WHAT NEEDS TO BE DONE —
Emit the data below verbatim, stripping out any pictures.

MATERIAL —
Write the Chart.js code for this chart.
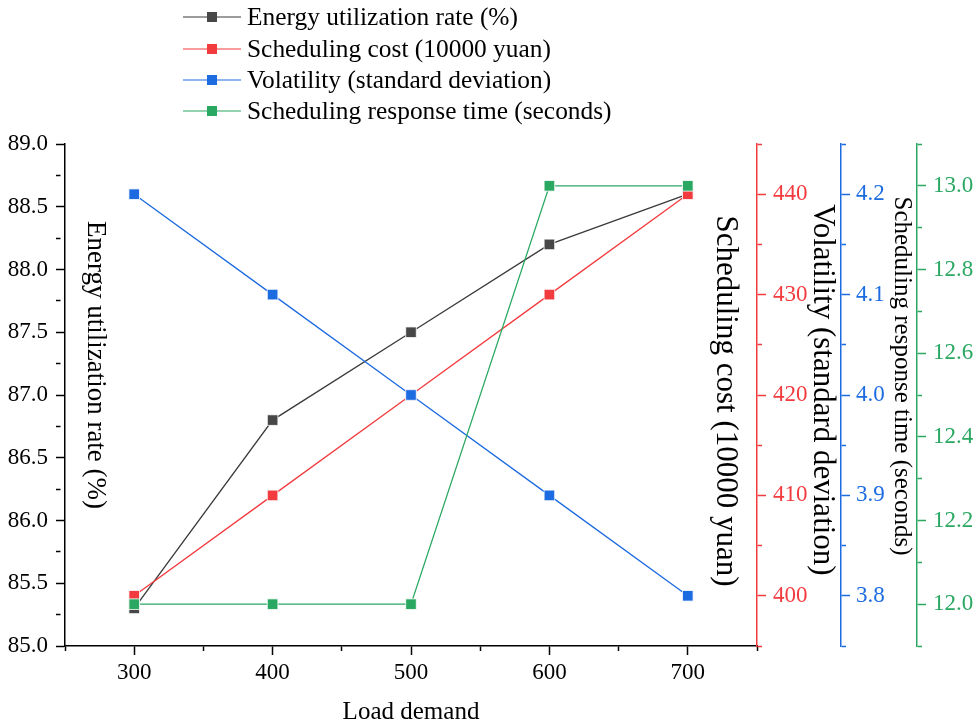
<!DOCTYPE html>
<html>
<head>
<meta charset="utf-8">
<script src="https://cdn.jsdelivr.net/npm/chart.js@4.4.1/dist/chart.umd.min.js"></script>
<style>
  body { margin: 0; background: #fff; }
  canvas { display: block; }
</style>
</head>
<body>
<canvas id="c" width="977" height="723"></canvas>
<script>
// data
const loadDemand = [300, 400, 500, 600, 700];
const energyRate = [85.3, 86.8, 87.5, 88.2, 88.6];
const schedCost = [400, 410, 420, 430, 440];
const volatility = [4.2, 4.1, 4.0, 3.9, 3.8];
const respTime = [12.0, 12.0, 12.0, 13.0, 13.0];

const seriesNames = ['Energy utilization rate (%)', 'Scheduling cost (10000 yuan)',
  'Volatility (standard deviation)', 'Scheduling response time (seconds)'];
const xTitle = 'Load demand';

// tick values (all marks) and the ones that carry a label
const xTicks = [250, 300, 350, 400, 450, 500, 550, 600, 650, 700, 750];
const xLabels = [300, 400, 500, 600, 700];
const yTicks = [85, 85.25, 85.5, 85.75, 86, 86.25, 86.5, 86.75, 87, 87.25, 87.5, 87.75, 88, 88.25, 88.5, 88.75, 89];
const yLabels = [85, 85.5, 86, 86.5, 87, 87.5, 88, 88.5, 89];
const costTicks = [395, 400, 405, 410, 415, 420, 425, 430, 435, 440, 445];
const costLabels = [400, 410, 420, 430, 440];
const volTicks = [3.75, 3.8, 3.85, 3.9, 3.95, 4.0, 4.05, 4.1, 4.15, 4.2, 4.25];
const volLabels = [3.8, 3.9, 4.0, 4.1, 4.2];
const timeTicks = [11.9, 12.0, 12.1, 12.2, 12.3, 12.4, 12.5, 12.6, 12.7, 12.8, 12.9, 13.0, 13.1];
const timeLabels = [12.0, 12.2, 12.4, 12.6, 12.8, 13.0];

const colors = ['#474747', '#f23b3f', '#1c6be0', '#2aa862'];
const lineColors = ['#3a3a3a', '#f23b3f', '#1c6be0', '#2aa862'];
const FONT = "'Liberation Serif', 'Times New Roman', serif";

function pts(ys) {
  return loadDemand.map(function(x, i) { return {x: x, y: ys[i]}; });
}

function has(list, v) {
  return list.some(function(l) { return Math.abs(l - v) < 1e-6; });
}

function fixedTicks(values) {
  return function(scale) {
    scale.ticks = values.map(function(v) { return {value: v}; });
  };
}

function yAxis(opt) {
  return {
    type: 'linear',
    position: opt.pos,
    weight: opt.weight,
    min: opt.min,
    max: opt.max,
    afterBuildTicks: fixedTicks(opt.ticks),
    afterFit: function(s) { s.width = opt.width; },
    border: { color: opt.color, width: 1.5 },
    grid: {
      drawOnChartArea: false,
      tickLength: 9,
      tickColor: opt.color,
      tickWidth: 1.5,
      tickBorderDash: function(ctx) {
        return has(opt.labels, ctx.tick.value) ? [] : [4.5, 40];
      }
    },
    ticks: {
      color: opt.color,
      padding: opt.padding,
      font: { family: FONT, size: 23 },
      autoSkip: false,
      callback: function(v) {
        if (!has(opt.labels, v)) return '';
        return v.toFixed(opt.dec);
      }
    }
  };
}

// rotated axis titles + legend
const extras = {
  id: 'extras',
  afterDraw: function(chart) {
    const ctx = chart.ctx;
    const s = chart.scales;
    const area = chart.chartArea;
    function vtext(txt, x, y, size, color) {
      ctx.save();
      ctx.translate(x, y);
      ctx.rotate(Math.PI / 2);
      ctx.font = size + 'px ' + FONT;
      ctx.fillStyle = color;
      ctx.textAlign = 'center';
      ctx.textBaseline = 'middle';
      ctx.fillText(txt, 0, 0);
      ctx.restore();
    }
    vtext(seriesNames[0], s.y.right + 30, 365, 27, '#000');
    vtext(seriesNames[1], area.right - 32, 401, 31, '#000');
    vtext(seriesNames[2], s.y2.left - 19, 390, 31, '#000');
    vtext(seriesNames[3], s.y3.left - 15, 376, 25, '#000');

    ctx.save();
    ctx.font = '25px ' + FONT;
    ctx.fillStyle = '#000';
    ctx.textAlign = 'center';
    ctx.textBaseline = 'middle';
    ctx.fillText(xTitle, (area.left + area.right) / 2, 712);
    ctx.restore();

    // legend
    const rows = [17, 49, 80, 111];
    ctx.save();
    for (let i = 0; i < 4; i++) {
      const y = rows[i];
      ctx.strokeStyle = lineColors[i];
      ctx.lineWidth = 1.2;
      ctx.beginPath();
      ctx.moveTo(183, y);
      ctx.lineTo(241, y);
      ctx.stroke();
      ctx.fillStyle = colors[i];
      ctx.fillRect(207, y - 5, 10, 10);
      ctx.fillStyle = '#000';
      ctx.font = '25.4px ' + FONT;
      ctx.textAlign = 'left';
      ctx.textBaseline = 'middle';
      ctx.fillText(seriesNames[i], 247, y + 1);
    }
    ctx.restore();
  }
};

function ds(i, data, axis, order) {
  return {
    label: seriesNames[i],
    data: pts(data),
    yAxisID: axis,
    order: order,
    borderColor: lineColors[i],
    borderWidth: 1.3,
    backgroundColor: colors[i],
    pointStyle: 'rect',
    pointRadius: 7.5,
    pointBorderWidth: 0.8,
    pointBorderColor: '#ffffff',
    pointBackgroundColor: colors[i],
    tension: 0
  };
}

new Chart(document.getElementById('c'), {
  type: 'line',
  data: {
    datasets: [
      ds(0, energyRate, 'y', 4),
      ds(1, schedCost, 'y1', 3),
      ds(2, volatility, 'y2', 2),
      ds(3, respTime, 'y3', 1)
    ]
  },
  options: {
    responsive: false,
    animation: false,
    layout: { padding: { top: 144, left: 0, right: 0, bottom: 0 } },
    plugins: { legend: { display: false }, tooltip: { enabled: false } },
    scales: {
      x: {
        type: 'linear',
        min: 250,
        max: 750,
        afterBuildTicks: fixedTicks(xTicks),
        afterFit: function(s) { s.height = 77; },
        border: { color: '#000', width: 1.5 },
        grid: {
          drawOnChartArea: false,
          tickLength: 9,
          tickColor: '#000',
          tickWidth: 1.5,
          tickBorderDash: function(ctx) {
            return has(xLabels, ctx.tick.value) ? [] : [4.5, 40];
          }
        },
        ticks: {
          color: '#000',
          padding: 4,
          maxRotation: 0,
          autoSkip: false,
          font: { family: FONT, size: 23 },
          callback: function(v) { return has(xLabels, v) ? String(v) : ''; }
        }
      },
      y: yAxis({ pos: 'left', weight: 0, min: 85, max: 89, ticks: yTicks, labels: yLabels,
        color: '#000', width: 65, padding: 8, dec: 1 }),
      y1: yAxis({ pos: 'right', weight: 0, min: 395, max: 445, ticks: costTicks, labels: costLabels,
        color: '#f23b3f', width: 84, padding: 7, dec: 0 }),
      y2: yAxis({ pos: 'right', weight: 1, min: 3.75, max: 4.25, ticks: volTicks, labels: volLabels,
        color: '#1c6be0', width: 76, padding: 6, dec: 1 }),
      y3: yAxis({ pos: 'right', weight: 2, min: 11.9, max: 13.1, ticks: timeTicks, labels: timeLabels,
        color: '#2aa862', width: 60, padding: 7, dec: 1 })
    }
  },
  plugins: [extras]
});
</script>
</body>
</html>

RESPONSE FOR THIS EXERCISE —
Write the Chart.js code for this chart.
<!DOCTYPE html>
<html>
<head>
<meta charset="utf-8">
<script src="https://cdn.jsdelivr.net/npm/chart.js@4.4.1/dist/chart.umd.min.js"></script>
<style>
  body { margin: 0; background: #fff; }
  canvas { display: block; }
</style>
</head>
<body>
<canvas id="c" width="977" height="723"></canvas>
<script>
// data
const loadDemand = [300, 400, 500, 600, 700];
const energyRate = [85.3, 86.8, 87.5, 88.2, 88.6];
const schedCost = [400, 410, 420, 430, 440];
const volatility = [4.2, 4.1, 4.0, 3.9, 3.8];
const respTime = [12.0, 12.0, 12.0, 13.0, 13.0];

const seriesNames = ['Energy utilization rate (%)', 'Scheduling cost (10000 yuan)',
  'Volatility (standard deviation)', 'Scheduling response time (seconds)'];
const xTitle = 'Load demand';

// tick values (all marks) and the ones that carry a label
const xTicks = [250, 300, 350, 400, 450, 500, 550, 600, 650, 700, 750];
const xLabels = [300, 400, 500, 600, 700];
const yTicks = [85, 85.25, 85.5, 85.75, 86, 86.25, 86.5, 86.75, 87, 87.25, 87.5, 87.75, 88, 88.25, 88.5, 88.75, 89];
const yLabels = [85, 85.5, 86, 86.5, 87, 87.5, 88, 88.5, 89];
const costTicks = [395, 400, 405, 410, 415, 420, 425, 430, 435, 440, 445];
const costLabels = [400, 410, 420, 430, 440];
const volTicks = [3.75, 3.8, 3.85, 3.9, 3.95, 4.0, 4.05, 4.1, 4.15, 4.2, 4.25];
const volLabels = [3.8, 3.9, 4.0, 4.1, 4.2];
const timeTicks = [11.9, 12.0, 12.1, 12.2, 12.3, 12.4, 12.5, 12.6, 12.7, 12.8, 12.9, 13.0, 13.1];
const timeLabels = [12.0, 12.2, 12.4, 12.6, 12.8, 13.0];

const colors = ['#474747', '#f23b3f', '#1c6be0', '#2aa862'];
const lineColors = ['#3a3a3a', '#f23b3f', '#1c6be0', '#2aa862'];
const FONT = "'Liberation Serif', 'Times New Roman', serif";

function pts(ys) {
  return loadDemand.map(function(x, i) { return {x: x, y: ys[i]}; });
}

function has(list, v) {
  return list.some(function(l) { return Math.abs(l - v) < 1e-6; });
}

function fixedTicks(values) {
  return function(scale) {
    scale.ticks = values.map(function(v) { return {value: v}; });
  };
}

function yAxis(opt) {
  return {
    type: 'linear',
    position: opt.pos,
    weight: opt.weight,
    min: opt.min,
    max: opt.max,
    afterBuildTicks: fixedTicks(opt.ticks),
    afterFit: function(s) { s.width = opt.width; },
    border: { color: opt.color, width: 1.5 },
    grid: {
      drawOnChartArea: false,
      tickLength: 9,
      tickColor: opt.color,
      tickWidth: 1.5,
      tickBorderDash: function(ctx) {
        return has(opt.labels, ctx.tick.value) ? [] : [4.5, 40];
      }
    },
    ticks: {
      color: opt.color,
      padding: opt.padding,
      font: { family: FONT, size: 23 },
      autoSkip: false,
      callback: function(v) {
        if (!has(opt.labels, v)) return '';
        return v.toFixed(opt.dec);
      }
    }
  };
}

// rotated axis titles + legend
const extras = {
  id: 'extras',
  afterDraw: function(chart) {
    const ctx = chart.ctx;
    const s = chart.scales;
    const area = chart.chartArea;
    function vtext(txt, x, y, size, color) {
      ctx.save();
      ctx.translate(x, y);
      ctx.rotate(Math.PI / 2);
      ctx.font = size + 'px ' + FONT;
      ctx.fillStyle = color;
      ctx.textAlign = 'center';
      ctx.textBaseline = 'middle';
      ctx.fillText(txt, 0, 0);
      ctx.restore();
    }
    vtext(seriesNames[0], s.y.right + 30, 365, 27, '#000');
    vtext(seriesNames[1], area.right - 32, 401, 31, '#000');
    vtext(seriesNames[2], s.y2.left - 19, 390, 31, '#000');
    vtext(seriesNames[3], s.y3.left - 15, 376, 25, '#000');

    ctx.save();
    ctx.font = '25px ' + FONT;
    ctx.fillStyle = '#000';
    ctx.textAlign = 'center';
    ctx.textBaseline = 'middle';
    ctx.fillText(xTitle, (area.left + area.right) / 2, 712);
    ctx.restore();

    // legend
    const rows = [17, 49, 80, 111];
    ctx.save();
    for (let i = 0; i < 4; i++) {
      const y = rows[i];
      ctx.strokeStyle = lineColors[i];
      ctx.lineWidth = 1.2;
      ctx.beginPath();
      ctx.moveTo(183, y);
      ctx.lineTo(241, y);
      ctx.stroke();
      ctx.fillStyle = colors[i];
      ctx.fillRect(207, y - 5, 10, 10);
      ctx.fillStyle = '#000';
      ctx.font = '25.4px ' + FONT;
      ctx.textAlign = 'left';
      ctx.textBaseline = 'middle';
      ctx.fillText(seriesNames[i], 247, y + 1);
    }
    ctx.restore();
  }
};

function ds(i, data, axis, order) {
  return {
    label: seriesNames[i],
    data: pts(data),
    yAxisID: axis,
    order: order,
    borderColor: lineColors[i],
    borderWidth: 1.3,
    backgroundColor: colors[i],
    pointStyle: 'rect',
    pointRadius: 7.5,
    pointBorderWidth: 0.8,
    pointBorderColor: '#ffffff',
    pointBackgroundColor: colors[i],
    tension: 0
  };
}

new Chart(document.getElementById('c'), {
  type: 'line',
  data: {
    datasets: [
      ds(0, energyRate, 'y', 4),
      ds(1, schedCost, 'y1', 3),
      ds(2, volatility, 'y2', 2),
      ds(3, respTime, 'y3', 1)
    ]
  },
  options: {
    responsive: false,
    animation: false,
    layout: { padding: { top: 144, left: 0, right: 0, bottom: 0 } },
    plugins: { legend: { display: false }, tooltip: { enabled: false } },
    scales: {
      x: {
        type: 'linear',
        min: 250,
        max: 750,
        afterBuildTicks: fixedTicks(xTicks),
        afterFit: function(s) { s.height = 77; },
        border: { color: '#000', width: 1.5 },
        grid: {
          drawOnChartArea: false,
          tickLength: 9,
          tickColor: '#000',
          tickWidth: 1.5,
          tickBorderDash: function(ctx) {
            return has(xLabels, ctx.tick.value) ? [] : [4.5, 40];
          }
        },
        ticks: {
          color: '#000',
          padding: 4,
          maxRotation: 0,
          autoSkip: false,
          font: { family: FONT, size: 23 },
          callback: function(v) { return has(xLabels, v) ? String(v) : ''; }
        }
      },
      y: yAxis({ pos: 'left', weight: 0, min: 85, max: 89, ticks: yTicks, labels: yLabels,
        color: '#000', width: 65, padding: 8, dec: 1 }),
      y1: yAxis({ pos: 'right', weight: 0, min: 395, max: 445, ticks: costTicks, labels: costLabels,
        color: '#f23b3f', width: 84, padding: 7, dec: 0 }),
      y2: yAxis({ pos: 'right', weight: 1, min: 3.75, max: 4.25, ticks: volTicks, labels: volLabels,
        color: '#1c6be0', width: 76, padding: 6, dec: 1 }),
      y3: yAxis({ pos: 'right', weight: 2, min: 11.9, max: 13.1, ticks: timeTicks, labels: timeLabels,
        color: '#2aa862', width: 60, padding: 7, dec: 1 })
    }
  },
  plugins: [extras]
});
</script>
</body>
</html>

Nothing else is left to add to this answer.